** Begin **

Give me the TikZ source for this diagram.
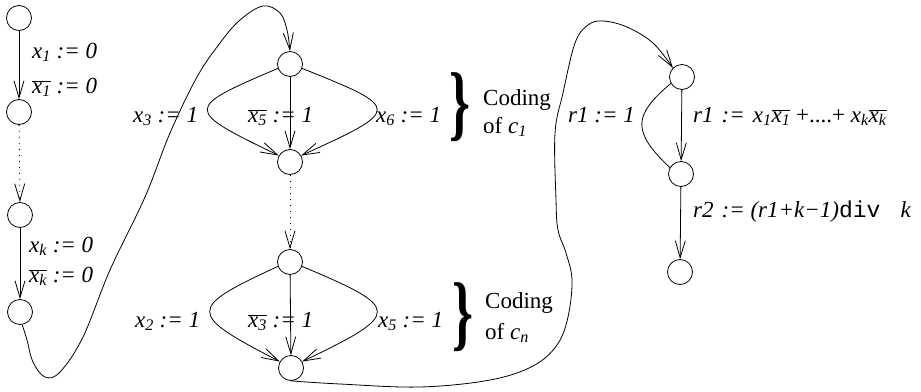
\documentclass[tikz,border=0pt]{standalone}
\usepackage{fontspec}
\setmainfont{Liberation Serif}
\setmonofont{Liberation Mono}
\usepackage{graphicx}
\usetikzlibrary{arrows.meta}
\newcommand\ov[1]{$\overline{\mbox{#1}}$}
\newcommand\sbs[1]{\textsubscript{#1}}
\begin{document}
\begin{tikzpicture}[x=1pt,y=-1pt,
  st/.style={circle,draw,minimum size=25pt,inner sep=0pt,line width=0.8pt},
  arr/.style={-{Straight Barb[length=17pt,width=10pt,line width=0.8pt]},line width=0.8pt},
  plain/.style={line width=0.8pt},
  dotarr/.style={arr,dash pattern=on 1pt off 5pt},
  lab/.style={anchor=base west,inner sep=0pt,font=\fontsize{23}{28}\selectfont\itshape},
  txt/.style={anchor=base west,inner sep=0pt,font=\fontsize{23}{28}\selectfont},
  brc/.style={inner sep=0pt}]
\useasboundingbox (0,0) rectangle (921,391);
% states
\node[st] (l1) at (19,18) {};
\node[st] (l2) at (19,112) {};
\node[st] (l3) at (20,215) {};
\node[st] (l4) at (20,312) {};
\node[st] (c1t) at (290,64) {};
\node[st] (c1b) at (290,162) {};
\node[st] (cnt) at (290,262) {};
\node[st] (cnb) at (291,368) {};
\node[st] (r1) at (682,77) {};
\node[st] (r2) at (681,174) {};
\node[st] (r3) at (680,272) {};
% left column
\draw[arr] (l1) -- (l2);
\draw[dotarr] (l2) -- (l3);
\draw[arr] (l3) -- (l4);
% clause c1
\draw[arr] (c1t) -- (c1b);
\draw[arr] (c1t.200) .. controls +(-94,40) and +(-95,-46) .. (c1b.150);
\draw[arr] (c1t.-20) .. controls +(100,40) and +(101,-46) .. (c1b.30);
\draw[dotarr] (c1b) -- (cnt);
% clause cn
\draw[arr] (cnt) -- (cnb);
\draw[arr] (cnt.200) .. controls +(-91,42) and +(-93,-48) .. (cnb.150);
\draw[arr] (cnt.-20) .. controls +(100,42) and +(100,-48) .. (cnb.30);
% right part
\draw[arr] (r1) -- (r2);
\draw[arr] (r2) -- (r3);
\draw[plain] (r1.210) .. controls +(-38,32) and +(-38,-36) .. (r2.150);
% long curves
\draw[arr] plot[smooth,tension=0.6] coordinates {(l4.-80) (27,340) (33,362) (45,377) (60,372) (83,337) (110,270) (145,197) (170,133) (197,77) (220,43) (240,20) (263,6) (280,13) (287,30) (c1t.north)};
\draw[arr] plot[smooth,tension=0.6] coordinates {(cnb.south) (340,384) (420,387) (490,380) (533,366) (557,345) (568,317) (572,280) (566,253) (558,230) (556,200) (555,133) (563,93) (575,43) (588,25) (603,21) (627,27) (653,43) (r1.135)};
% labels left
\node[lab] (t1) at (32,58) {x\sbs{1} := 0};
\node[lab] (t2) at (32,93) {\ov{x\sbs{1}} := 0};
\node[lab] (t3) at (29,252) {x\sbs{k} := 0};
\node[lab] (t4) at (29,282) {\ov{x\sbs{k}} := 0};
% labels middle
\node[lab] (m1) at (133,122) {x\sbs{3} := 1};
\node[lab] (m2) at (248,122) {\ov{x\sbs{5}} := 1};
\node[lab] (m3) at (376,122) {x\sbs{6} := 1};
\node[lab] (m4) at (135,327) {x\sbs{2} := 1};
\node[lab] (m5) at (248,327) {\ov{x\sbs{3}} := 1};
\node[lab] (m6) at (378,327) {x\sbs{5} := 1};
% braces and coding text
\node[brc] (b1) at (460,107.5) {\resizebox*{21pt}{69pt}{\bfseries\}}};
\node[brc] (b2) at (463,317.5) {\resizebox*{21pt}{69pt}{\bfseries\}}};
\node[txt] (cod1) at (483,105) {Coding};
\node[txt] (of1) at (483,133) {of \textit{c\sbs{1}}};
\node[txt] (cod2) at (485,308) {Coding};
\node[txt] (of2) at (485,339) {of \textit{c\sbs{n}}};
% labels right
\node[lab] (rl1) at (568,122) {r1 := 1};
\node[lab] (rl2) at (693,122) {r1\hspace{8pt}:=\hspace{8pt}x\sbs{1}\ov{x\sbs{1}} {\upshape +....+} x\sbs{k}\ov{x\sbs{k}}};
\node[lab] (rl3) at (693,217) {r2\hspace{8pt}:= (r1+k−1){\upshape\ttfamily div}\hspace{20pt}k};
\end{tikzpicture}
\end{document}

** End **

* **REQUIRED WORK**
All of the material above is to be copied exactly, except for its images.

* **SOLUTION TO THE EXERCISE**
Give me the TikZ source for this diagram.
\documentclass[tikz,border=0pt]{standalone}
\usepackage{fontspec}
\setmainfont{Liberation Serif}
\setmonofont{Liberation Mono}
\usepackage{graphicx}
\usetikzlibrary{arrows.meta}
\newcommand\ov[1]{$\overline{\mbox{#1}}$}
\newcommand\sbs[1]{\textsubscript{#1}}
\begin{document}
\begin{tikzpicture}[x=1pt,y=-1pt,
  st/.style={circle,draw,minimum size=25pt,inner sep=0pt,line width=0.8pt},
  arr/.style={-{Straight Barb[length=17pt,width=10pt,line width=0.8pt]},line width=0.8pt},
  plain/.style={line width=0.8pt},
  dotarr/.style={arr,dash pattern=on 1pt off 5pt},
  lab/.style={anchor=base west,inner sep=0pt,font=\fontsize{23}{28}\selectfont\itshape},
  txt/.style={anchor=base west,inner sep=0pt,font=\fontsize{23}{28}\selectfont},
  brc/.style={inner sep=0pt}]
\useasboundingbox (0,0) rectangle (921,391);
% states
\node[st] (l1) at (19,18) {};
\node[st] (l2) at (19,112) {};
\node[st] (l3) at (20,215) {};
\node[st] (l4) at (20,312) {};
\node[st] (c1t) at (290,64) {};
\node[st] (c1b) at (290,162) {};
\node[st] (cnt) at (290,262) {};
\node[st] (cnb) at (291,368) {};
\node[st] (r1) at (682,77) {};
\node[st] (r2) at (681,174) {};
\node[st] (r3) at (680,272) {};
% left column
\draw[arr] (l1) -- (l2);
\draw[dotarr] (l2) -- (l3);
\draw[arr] (l3) -- (l4);
% clause c1
\draw[arr] (c1t) -- (c1b);
\draw[arr] (c1t.200) .. controls +(-94,40) and +(-95,-46) .. (c1b.150);
\draw[arr] (c1t.-20) .. controls +(100,40) and +(101,-46) .. (c1b.30);
\draw[dotarr] (c1b) -- (cnt);
% clause cn
\draw[arr] (cnt) -- (cnb);
\draw[arr] (cnt.200) .. controls +(-91,42) and +(-93,-48) .. (cnb.150);
\draw[arr] (cnt.-20) .. controls +(100,42) and +(100,-48) .. (cnb.30);
% right part
\draw[arr] (r1) -- (r2);
\draw[arr] (r2) -- (r3);
\draw[plain] (r1.210) .. controls +(-38,32) and +(-38,-36) .. (r2.150);
% long curves
\draw[arr] plot[smooth,tension=0.6] coordinates {(l4.-80) (27,340) (33,362) (45,377) (60,372) (83,337) (110,270) (145,197) (170,133) (197,77) (220,43) (240,20) (263,6) (280,13) (287,30) (c1t.north)};
\draw[arr] plot[smooth,tension=0.6] coordinates {(cnb.south) (340,384) (420,387) (490,380) (533,366) (557,345) (568,317) (572,280) (566,253) (558,230) (556,200) (555,133) (563,93) (575,43) (588,25) (603,21) (627,27) (653,43) (r1.135)};
% labels left
\node[lab] (t1) at (32,58) {x\sbs{1} := 0};
\node[lab] (t2) at (32,93) {\ov{x\sbs{1}} := 0};
\node[lab] (t3) at (29,252) {x\sbs{k} := 0};
\node[lab] (t4) at (29,282) {\ov{x\sbs{k}} := 0};
% labels middle
\node[lab] (m1) at (133,122) {x\sbs{3} := 1};
\node[lab] (m2) at (248,122) {\ov{x\sbs{5}} := 1};
\node[lab] (m3) at (376,122) {x\sbs{6} := 1};
\node[lab] (m4) at (135,327) {x\sbs{2} := 1};
\node[lab] (m5) at (248,327) {\ov{x\sbs{3}} := 1};
\node[lab] (m6) at (378,327) {x\sbs{5} := 1};
% braces and coding text
\node[brc] (b1) at (460,107.5) {\resizebox*{21pt}{69pt}{\bfseries\}}};
\node[brc] (b2) at (463,317.5) {\resizebox*{21pt}{69pt}{\bfseries\}}};
\node[txt] (cod1) at (483,105) {Coding};
\node[txt] (of1) at (483,133) {of \textit{c\sbs{1}}};
\node[txt] (cod2) at (485,308) {Coding};
\node[txt] (of2) at (485,339) {of \textit{c\sbs{n}}};
% labels right
\node[lab] (rl1) at (568,122) {r1 := 1};
\node[lab] (rl2) at (693,122) {r1\hspace{8pt}:=\hspace{8pt}x\sbs{1}\ov{x\sbs{1}} {\upshape +....+} x\sbs{k}\ov{x\sbs{k}}};
\node[lab] (rl3) at (693,217) {r2\hspace{8pt}:= (r1+k−1){\upshape\ttfamily div}\hspace{20pt}k};
\end{tikzpicture}
\end{document}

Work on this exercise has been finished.